What you have to do - All lines from the beginning of the listing through the line with "alum1_y = [1.0, 1.0, 0.995, 0.986, 0.29]" are to be copied word for word; the pictures are not.

Source data -
···

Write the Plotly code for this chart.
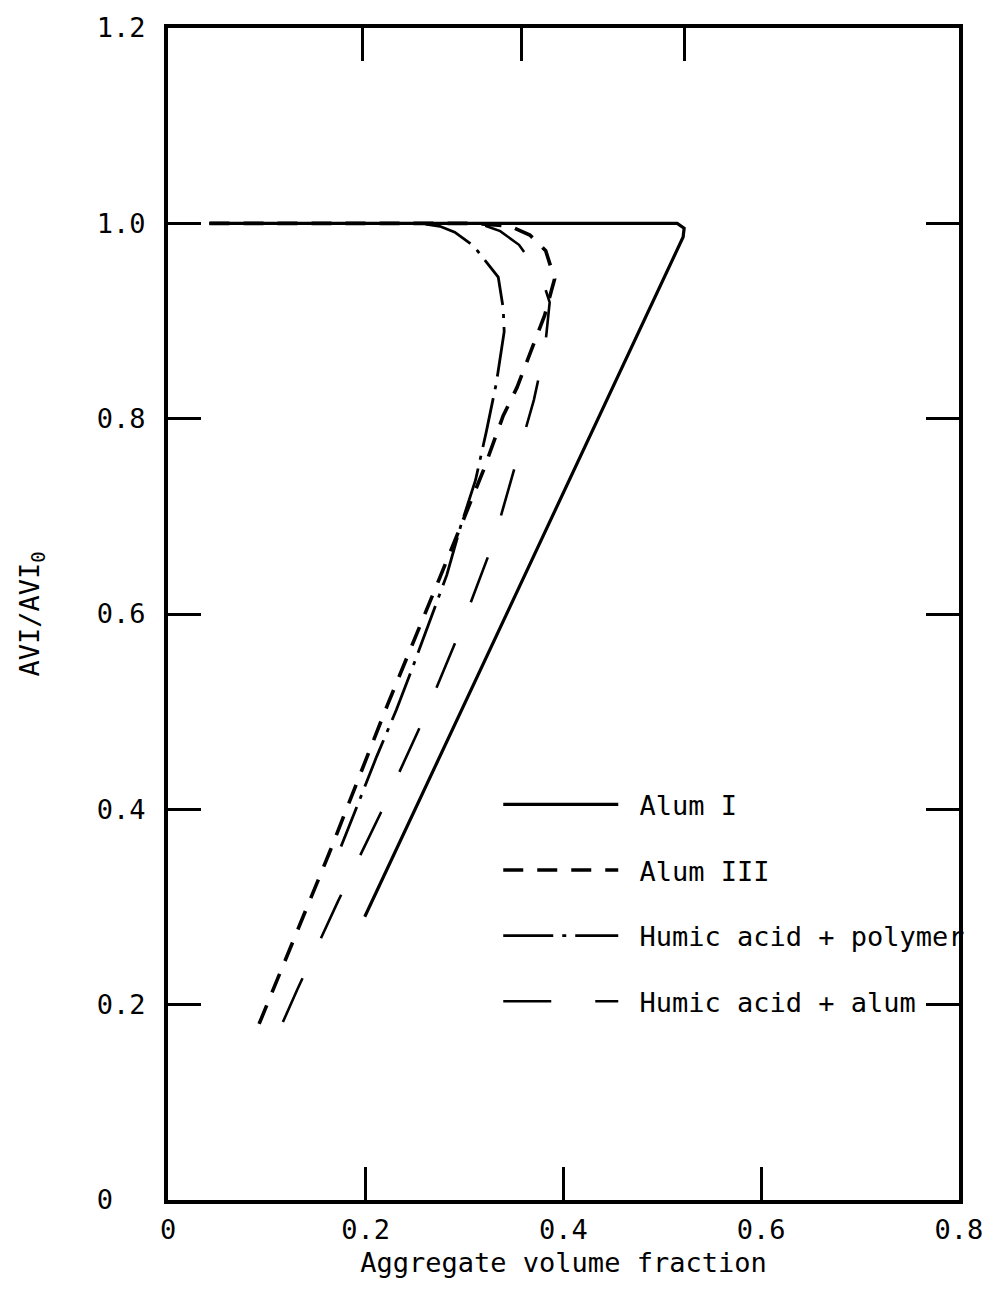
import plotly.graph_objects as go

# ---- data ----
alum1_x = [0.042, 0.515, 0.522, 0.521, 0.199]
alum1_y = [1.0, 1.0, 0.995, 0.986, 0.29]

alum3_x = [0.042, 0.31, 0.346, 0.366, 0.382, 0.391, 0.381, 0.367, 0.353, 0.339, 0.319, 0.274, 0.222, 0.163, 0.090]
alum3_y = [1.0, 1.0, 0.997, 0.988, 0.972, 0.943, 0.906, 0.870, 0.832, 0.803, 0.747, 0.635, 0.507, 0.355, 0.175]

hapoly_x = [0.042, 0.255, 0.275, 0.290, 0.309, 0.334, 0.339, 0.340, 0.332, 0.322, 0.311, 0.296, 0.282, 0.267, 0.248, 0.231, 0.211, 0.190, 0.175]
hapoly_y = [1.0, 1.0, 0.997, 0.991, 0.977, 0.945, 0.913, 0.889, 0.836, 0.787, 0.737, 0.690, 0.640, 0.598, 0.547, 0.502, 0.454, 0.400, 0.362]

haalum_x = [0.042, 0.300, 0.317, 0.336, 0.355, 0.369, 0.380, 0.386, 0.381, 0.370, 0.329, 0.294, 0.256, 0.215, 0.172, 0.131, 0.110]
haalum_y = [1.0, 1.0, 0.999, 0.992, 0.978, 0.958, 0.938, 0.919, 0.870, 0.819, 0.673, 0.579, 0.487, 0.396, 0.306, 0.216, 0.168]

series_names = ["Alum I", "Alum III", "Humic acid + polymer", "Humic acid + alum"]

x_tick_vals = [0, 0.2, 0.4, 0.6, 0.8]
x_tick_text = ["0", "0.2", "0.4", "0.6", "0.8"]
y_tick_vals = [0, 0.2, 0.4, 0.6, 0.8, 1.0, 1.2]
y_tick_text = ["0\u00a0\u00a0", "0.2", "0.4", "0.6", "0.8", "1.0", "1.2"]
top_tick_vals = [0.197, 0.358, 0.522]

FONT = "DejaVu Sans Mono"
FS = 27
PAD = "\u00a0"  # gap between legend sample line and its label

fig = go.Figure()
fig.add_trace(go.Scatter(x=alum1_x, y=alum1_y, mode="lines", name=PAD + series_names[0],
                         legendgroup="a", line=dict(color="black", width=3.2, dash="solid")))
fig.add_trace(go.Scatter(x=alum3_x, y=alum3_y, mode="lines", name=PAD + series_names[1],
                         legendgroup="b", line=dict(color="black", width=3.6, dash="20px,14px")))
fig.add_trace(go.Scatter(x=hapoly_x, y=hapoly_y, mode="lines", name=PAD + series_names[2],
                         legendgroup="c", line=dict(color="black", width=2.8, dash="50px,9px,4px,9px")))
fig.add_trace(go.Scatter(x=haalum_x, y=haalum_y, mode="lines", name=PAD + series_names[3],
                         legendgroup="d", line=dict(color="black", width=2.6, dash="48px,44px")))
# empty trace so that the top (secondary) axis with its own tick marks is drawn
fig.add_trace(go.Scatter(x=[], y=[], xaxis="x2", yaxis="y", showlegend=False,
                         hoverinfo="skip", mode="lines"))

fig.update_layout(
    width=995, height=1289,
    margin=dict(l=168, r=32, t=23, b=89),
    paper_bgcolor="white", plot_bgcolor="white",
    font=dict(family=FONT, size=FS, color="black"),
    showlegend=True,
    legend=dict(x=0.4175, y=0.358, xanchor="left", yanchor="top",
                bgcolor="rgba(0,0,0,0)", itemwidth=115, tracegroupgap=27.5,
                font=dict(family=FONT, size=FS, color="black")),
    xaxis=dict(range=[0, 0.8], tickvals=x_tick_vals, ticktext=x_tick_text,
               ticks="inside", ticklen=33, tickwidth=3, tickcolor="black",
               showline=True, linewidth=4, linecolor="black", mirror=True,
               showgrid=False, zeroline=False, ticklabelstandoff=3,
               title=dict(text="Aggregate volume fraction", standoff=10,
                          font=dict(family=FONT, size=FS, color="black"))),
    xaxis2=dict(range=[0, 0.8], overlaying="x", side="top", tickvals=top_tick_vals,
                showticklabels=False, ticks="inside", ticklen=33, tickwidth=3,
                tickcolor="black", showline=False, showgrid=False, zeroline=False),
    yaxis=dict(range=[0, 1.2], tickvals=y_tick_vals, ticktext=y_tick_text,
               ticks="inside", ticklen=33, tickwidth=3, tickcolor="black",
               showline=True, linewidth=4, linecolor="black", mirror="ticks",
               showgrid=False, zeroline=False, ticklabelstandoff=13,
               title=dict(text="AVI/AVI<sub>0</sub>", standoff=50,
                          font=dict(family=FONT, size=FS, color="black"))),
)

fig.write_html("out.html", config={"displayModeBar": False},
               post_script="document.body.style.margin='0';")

···

Written reply -
Write the Plotly code for this chart.
import plotly.graph_objects as go

# ---- data ----
alum1_x = [0.042, 0.515, 0.522, 0.521, 0.199]
alum1_y = [1.0, 1.0, 0.995, 0.986, 0.29]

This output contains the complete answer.